■ Exercise task
Extract every line where the string "that" appears.

Charts and diagrams as code
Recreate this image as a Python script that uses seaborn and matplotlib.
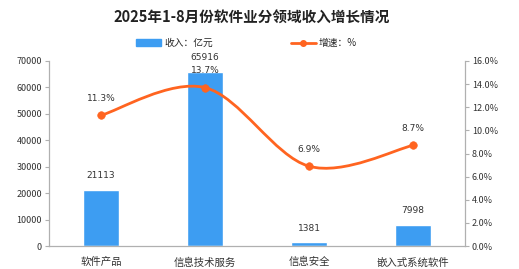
import numpy as np
import pandas as pd
import matplotlib
matplotlib.use("Agg")
import matplotlib.pyplot as plt
from matplotlib.path import Path
from matplotlib.patches import PathPatch
from matplotlib.lines import Line2D
from matplotlib.patches import Patch
import seaborn as sns

categories = ["软件产品", "信息技术服务", "信息安全", "嵌入式系统软件"]
revenue = [21113, 65916, 1381, 7998]
growth = [11.3, 13.7, 6.9, 8.7]
left_ticks = [0, 10000, 20000, 30000, 40000, 50000, 60000, 70000]
right_ticks = [0, 2, 4, 6, 8, 10, 12, 14, 16]
title = "2025年1-8月份软件业分领域收入增长情况"
legend_bar = "收入：亿元"
legend_line = "增速：%"

BLUE = "#3d9df2"
ORANGE = "#ff6420"
GRAY = "#b0b0b0"
TXT = "#333333"

sns.set_style("white")
plt.rcParams['font.family'] = ['Noto Sans CJK SC', 'DejaVu Sans']

df = pd.DataFrame({"cat": categories, "rev": revenue, "g": growth})

fig = plt.figure(figsize=(5.19, 2.69), dpi=100)
ax = fig.add_axes([49/519, 1-246/269, (465-49)/519, (246-61)/269])
sns.barplot(data=df, x="cat", y="rev", color=BLUE, width=0.35, ax=ax, saturation=1)
ax.set_xlim(-0.5, 3.5)
ax.set_ylim(0, 70000)
ax.set_yticks(left_ticks)
ax.set_yticklabels([str(v) for v in left_ticks], fontsize=6.5, color=TXT)
ax.set_xlabel("")
ax.set_ylabel("")
ax.set_xticks([-0.5, 0.5, 1.5, 2.5, 3.5])
ax.set_xticklabels([])
ax.set_xticks(range(4), minor=True)
ax.set_xticklabels(categories, minor=True, fontsize=7.5, color=TXT)
ax.tick_params(axis="x", which="minor", length=0, pad=8)
ax.tick_params(axis="x", which="major", length=3, color=GRAY, width=0.8)
ax.tick_params(axis="y", length=3, color=GRAY, width=0.8, pad=2, left=True)
for s in ["top", "right"]:
    ax.spines[s].set_visible(False)
for s in ["left", "bottom"]:
    ax.spines[s].set_color(GRAY)
    ax.spines[s].set_linewidth(0.9)

for i, v in enumerate(revenue):
    ax.annotate(str(v), (i, v), xytext=(0, 7), textcoords="offset points",
                ha="center", va="bottom", fontsize=6.5, color=TXT, family="DejaVu Sans")

ax2 = ax.twinx()
ax2.set_ylim(0, 16)
ax2.set_yticks(right_ticks)
ax2.set_yticklabels([f"{v:.1f}%" for v in right_ticks], fontsize=6.5, color=TXT)
ax2.tick_params(axis="y", length=3, color=GRAY, width=0.8, pad=2, right=True)
for s in ["top", "left", "bottom"]:
    ax2.spines[s].set_visible(False)
ax2.spines["right"].set_color(GRAY)
ax2.spines["right"].set_linewidth(0.9)

# smooth curve (Catmull-Rom rendered as Bezier) through the data points
xs = np.arange(len(growth), dtype=float)
ys = np.array(growth, dtype=float)
P = np.column_stack([xs, ys])
Pext = np.vstack([P[0], P, P[-1]])
verts = [tuple(P[0])]
codes = [Path.MOVETO]
for i in range(1, len(Pext) - 2):
    p0, p1, p2, p3 = Pext[i-1], Pext[i], Pext[i+1], Pext[i+2]
    c1 = p1 + (p2 - p0) / 6
    c2 = p2 - (p3 - p1) / 6
    verts += [tuple(c1), tuple(c2), tuple(p2)]
    codes += [Path.CURVE4] * 3
ax2.add_patch(PathPatch(Path(verts, codes), fill=False, edgecolor=ORANGE, lw=2))
sns.scatterplot(x=xs, y=ys, color=ORANGE, s=30, edgecolor=ORANGE, ax=ax2, zorder=5, legend=False)
ax2.set_xlim(-0.5, 3.5)
for i, v in enumerate(growth):
    ax2.annotate(f"{v}%", (i, v), xytext=(0, 9), textcoords="offset points",
                 ha="center", va="bottom", fontsize=6.5, color=TXT, family="DejaVu Sans")

fig.text(0.484, 1-17/269, title, ha="center", va="center", fontsize=10.5,
         fontweight="bold", color="#222222")
handles = [Patch(facecolor=BLUE, edgecolor=BLUE),
           Line2D([0], [0], color=ORANGE, lw=2, marker="o", markersize=4)]
fig.legend(handles, [legend_bar, legend_line], loc="center",
           bbox_to_anchor=(0.475, 1-43/269), ncol=2, frameon=False, fontsize=7,
           handlelength=2.6, handleheight=0.7, columnspacing=8, handletextpad=0.3)

fig.savefig("out.png", dpi=100)
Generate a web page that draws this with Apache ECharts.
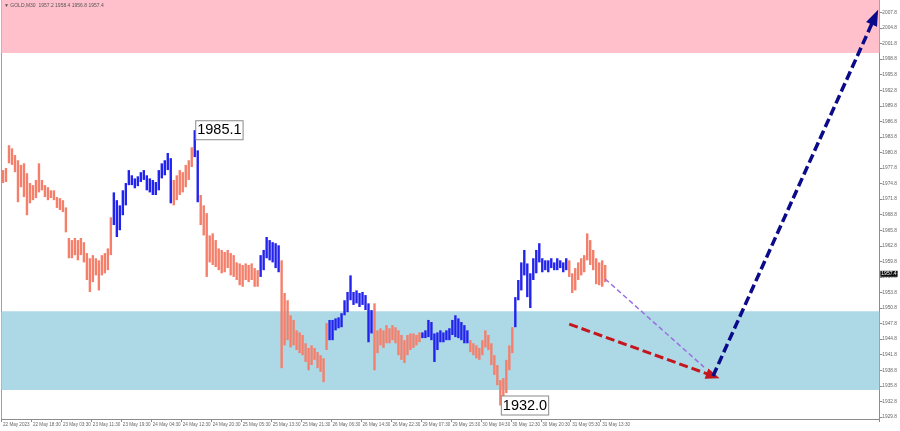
<!DOCTYPE html>
<html><head><meta charset="utf-8">
<script src="https://cdn.jsdelivr.net/npm/echarts@6/dist/echarts.min.js"></script>
<style>html,body{margin:0;padding:0;background:#fff}#c{width:900px;height:431px}</style>
</head><body><div id="c"></div>
<script>
const title = "GOLD,M30  1957.2 1958.4 1956.8 1957.4";
const timeLabels = ["22 May 2023","22 May 18:30","23 May 03:30","23 May 11:30","23 May 19:30","24 May 04:30","24 May 12:30","24 May 20:30","25 May 05:30","25 May 13:30","25 May 21:30","26 May 06:30","26 May 14:30","26 May 22:30","29 May 07:30","29 May 15:30","30 May 04:30","30 May 12:30","30 May 20:30","31 May 05:30","31 May 13:30"];
const barsPerLabel = 10;
const totalSlots = 293;
const yTicks = [1929.8,1932.8,1935.8,1938.8,1941.8,1944.8,1947.8,1950.8,1953.8,1956.8,1959.8,1962.8,1965.8,1968.8,1971.8,1974.8,1977.8,1980.8,1983.8,1986.8,1989.8,1992.8,1995.8,1998.8,2001.8,2004.8,2007.8];
const yMin = 1929.4, yMax = 2010.2;
const barHigh = [
1977.4,1977.8,1982.2,1981.6,1980.3,1979.3,1978.4,1978.7,1976.8,1974.9,
1974.5,1975.5,1978.7,1975.5,1974.5,1974.1,1973.5,1973.5,1972.2,1972.0,
1971.6,1970.2,1964.3,1963.9,1964.3,1963.9,1964.3,1963.5,1961.4,1960.4,
1961.0,1960.4,1960.0,1961.0,1961.4,1962.3,1968.3,1973.1,1971.6,1970.6,
1973.5,1974.9,1977.4,1976.4,1975.8,1976.2,1977.0,1977.4,1976.4,1975.8,
1975.5,1975.1,1977.4,1978.7,1979.3,1980.7,1979.7,1975.5,1976.4,1977.4,
1977.0,1978.4,1979.3,1981.8,1985.1,1981.2,1972.6,1970.6,1969.1,1964.8,
1965.2,1963.9,1962.3,1962.0,1961.6,1962.0,1961.4,1961.0,1959.6,1959.4,
1959.1,1959.4,1959.1,1959.4,1958.5,1958.1,1961.0,1962.0,1964.5,1963.9,
1963.5,1963.3,1962.9,1960.0,1953.7,1952.3,1949.4,1948.5,1946.5,1946.1,
1945.6,1944.0,1943.1,1943.6,1943.1,1942.3,1941.7,1941.1,1947.9,1948.5,
1948.5,1948.8,1949.0,1949.8,1952.3,1953.9,1957.1,1953.9,1954.2,1953.7,
1953.9,1953.3,1951.7,1950.4,1951.7,1946.5,1946.9,1946.5,1947.5,1946.9,
1947.5,1947.1,1946.5,1945.6,1944.6,1945.6,1945.9,1945.9,1945.6,1946.1,
1946.1,1946.5,1948.5,1948.1,1945.9,1946.1,1946.5,1946.1,1946.5,1946.9,
1948.5,1949.4,1948.8,1948.1,1947.5,1946.5,1944.6,1944.0,1943.6,1943.1,
1944.6,1946.5,1945.6,1944.0,1941.7,1939.8,1936.9,1937.3,1940.8,1943.6,
1947.1,1952.9,1956.2,1959.6,1962.0,1959.4,1957.5,1960.4,1962.0,1963.3,
1960.4,1960.0,1960.0,1960.4,1959.6,1960.4,1960.0,1959.6,1960.4,1960.0,
1957.5,1958.5,1959.6,1960.4,1961.0,1965.2,1963.9,1962.0,1960.4,1959.6,
1960.0,1959.1];
const barLow = [
1974.9,1975.1,1978.7,1978.4,1977.0,1971.2,1974.1,1972.2,1968.7,1971.0,
1971.6,1972.0,1973.1,1973.5,1972.2,1971.6,1972.0,1971.6,1970.1,1969.7,
1969.3,1965.4,1960.4,1960.4,1961.0,1960.0,1961.0,1959.6,1956.2,1953.9,
1955.8,1957.1,1954.2,1957.1,1957.5,1958.1,1961.0,1966.8,1964.5,1965.8,
1968.7,1970.6,1974.5,1974.5,1973.9,1974.3,1975.1,1975.5,1973.5,1973.1,
1972.6,1972.6,1973.5,1975.8,1976.4,1977.4,1971.0,1970.6,1971.6,1972.6,
1973.1,1974.1,1975.5,1978.0,1979.9,1971.2,1966.8,1964.8,1956.8,1959.6,
1959.1,1958.7,1958.1,1957.5,1957.7,1958.5,1957.1,1956.8,1956.2,1955.2,
1954.9,1956.2,1955.8,1956.2,1954.9,1954.9,1956.8,1958.1,1960.4,1960.0,
1959.6,1958.5,1957.7,1939.2,1943.6,1944.6,1943.2,1943.6,1942.7,1942.1,
1941.7,1940.4,1938.8,1939.8,1940.8,1939.2,1938.5,1936.5,1942.7,1944.6,
1944.6,1946.5,1946.9,1947.1,1949.4,1950.0,1952.3,1951.4,1951.7,1951.0,
1951.4,1950.4,1944.2,1945.9,1938.8,1942.1,1943.6,1943.1,1944.0,1944.0,
1944.6,1944.0,1941.7,1940.8,1940.2,1941.7,1942.7,1943.1,1943.6,1944.2,
1945.0,1945.0,1945.2,1944.6,1940.4,1942.7,1944.2,1944.2,1944.6,1944.6,
1945.6,1945.2,1945.0,1944.6,1944.0,1944.0,1942.3,1941.7,1941.1,1940.8,
1941.7,1943.2,1942.7,1939.8,1937.9,1935.9,1932.0,1933.0,1934.4,1938.8,
1942.1,1947.1,1952.3,1954.2,1957.1,1952.9,1950.8,1956.2,1957.5,1959.6,
1957.7,1958.1,1957.7,1958.5,1958.1,1958.1,1958.5,1957.7,1958.1,1956.8,
1953.7,1954.2,1956.2,1957.1,1957.7,1960.0,1959.1,1958.1,1955.4,1955.2,
1954.9,1955.8];
const upWaves = [[37,56],[64,65],[86,92],[109,123],[140,155],[171,188]];
const pinkZone = [2000.0, 2010.2];
const blueZone = [1935.0, 1950.2];
const extremes = [{idx:64, price:1985.1}, {idx:166, price:1932.0}];
const lastPrice = 1957.4;
const purplePath = [[201,1956.4],[234,1939.4]];
const redArrow = [[189,1947.7],[237,1937.7]];
const navyArrow = [[237,1937.7],[291,2006.9]];

const categories = [];
for (let i = 0; i < totalSlots; i++) {
  categories.push(i % barsPerLabel === 0 && (i / barsPerLabel) < timeLabels.length ? timeLabels[i / barsPerLabel] : '');
}
const isUp = i => upWaves.some(w => i >= w[0] && i <= w[1]);
const barData = barHigh.map((h, i) => [i, h, barLow[i], isUp(i) ? 1 : 0]);
const SALMON = '#f4806c', BLUE = '#2323ee';
const AXIS_FONT = 'Liberation Sans';

const chart = echarts.init(document.getElementById('c'), null, {renderer: 'canvas'});
chart.setOption({
  animation: false,
  backgroundColor: '#fff',
  grid: {left: 0, right: 17, top: 0, bottom: 12},
  xAxis: {
    type: 'category', data: categories, boundaryGap: true,
    axisLine: {show: true, lineStyle: {color: '#8c8c8c', width: 1}},
    axisTick: {show: true, length: 3, lineStyle: {color: '#8c8c8c'},
      interval: i => categories[i] !== ''},
    axisLabel: {show: true, interval: 0, align: 'left', fontSize: 4.6, color: '#666', margin: 3,
      fontFamily: AXIS_FONT, hideOverlap: false},
    splitLine: {show: false}
  },
  yAxis: [{
    type: 'value', position: 'right', min: yMin, max: yMax, scale: true,
    axisLine: {show: true, lineStyle: {color: '#8c8c8c', width: 1}},
    axisTick: {show: true, length: 3, customValues: yTicks, lineStyle: {color: '#8c8c8c'}},
    axisLabel: {show: true, customValues: yTicks, fontSize: 4.8, color: '#666', margin: 3,
      fontFamily: AXIS_FONT, formatter: v => v.toFixed(1)},
    splitLine: {show: false}
  }, {
    type: 'value', position: 'left', min: yMin, max: yMax,
    axisLine: {show: true, lineStyle: {color: '#a0a0a0'}},
    axisTick: {show: false}, axisLabel: {show: false}, splitLine: {show: false}
  }],
  series: [{
    type: 'line', data: [], z: 1, silent: true,
    markArea: {silent: true, data: [
      [{yAxis: pinkZone[0], itemStyle: {color: '#ffc0cb', opacity: 1}}, {yAxis: pinkZone[1]}],
      [{yAxis: blueZone[0], itemStyle: {color: '#add8e6', opacity: 1}}, {yAxis: blueZone[1]}]
    ]}
  }, {
    type: 'custom', z: 3, data: barData, encode: {x: 0, y: [1, 2]},
    renderItem: (params, api) => {
      const x = api.value(0);
      const hi = api.coord([x, api.value(1)]);
      const lo = api.coord([x, api.value(2)]);
      return {type: 'rect', shape: {x: hi[0] - 1.2, y: hi[1], width: 2.4, height: Math.max(1, lo[1] - hi[1])},
        style: {fill: api.value(3) ? BLUE : SALMON}};
    },
    markPoint: {
      symbol: 'rect', symbolSize: 1, itemStyle: {color: 'rgba(0,0,0,0)'},
      label: {show: true, position: 'right', distance: 1, color: '#000', fontSize: 14.5,
        fontFamily: 'Liberation Sans', backgroundColor: '#fff', borderColor: '#8a8a8a', borderWidth: 1,
        padding: [2, 1, 1, 1], formatter: p => p.value.toFixed(1)},
      data: extremes.map(e => ({coord: [e.idx, e.price], value: e.price}))
    }
  }, {
    type: 'line', data: [], z: 6, silent: true,
    markLine: {
      silent: true, symbol: ['none', 'none'],
      lineStyle: {color: 'rgba(0,0,0,0)', width: 0},
      label: {show: true, position: 'end', distance: 1, formatter: lastPrice.toFixed(1), color: '#fff',
        backgroundColor: '#111', fontSize: 5, padding: [1, 1, 0, 1], fontFamily: AXIS_FONT},
      data: [{yAxis: lastPrice}]
    }
  }, {
    type: 'line', data: [], z: 5, silent: true,
    markLine: {
      silent: true, animation: false, label: {show: false},
      data: [
        [{coord: purplePath[0], symbol: 'none', lineStyle: {color: '#9b6fe0', width: 1.5, type: [5, 3]}},
         {coord: purplePath[1], symbol: 'none'}],
        [{coord: redArrow[0], symbol: 'none', lineStyle: {color: '#c4161c', width: 3, type: [9, 4]}},
         {coord: redArrow[1], symbol: 'triangle', symbolSize: [11, 14]}],
        [{coord: navyArrow[0], symbol: 'none', lineStyle: {color: '#0a0a8a', width: 3.5, type: [9, 4]}},
         {coord: navyArrow[1], symbol: 'triangle', symbolSize: [12, 16]}]
      ]
    }
  }],
  graphic: [{
    type: 'text', left: 4, top: 3, z: 10,
    style: {text: '\u25BC ' + title, fontSize: 5, fill: '#555', fontFamily: AXIS_FONT}
  }]
});
</script></body></html>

■ Written reply
Recreate this image as a Python script that uses seaborn and matplotlib.
Generate a web page that draws this with Apache ECharts.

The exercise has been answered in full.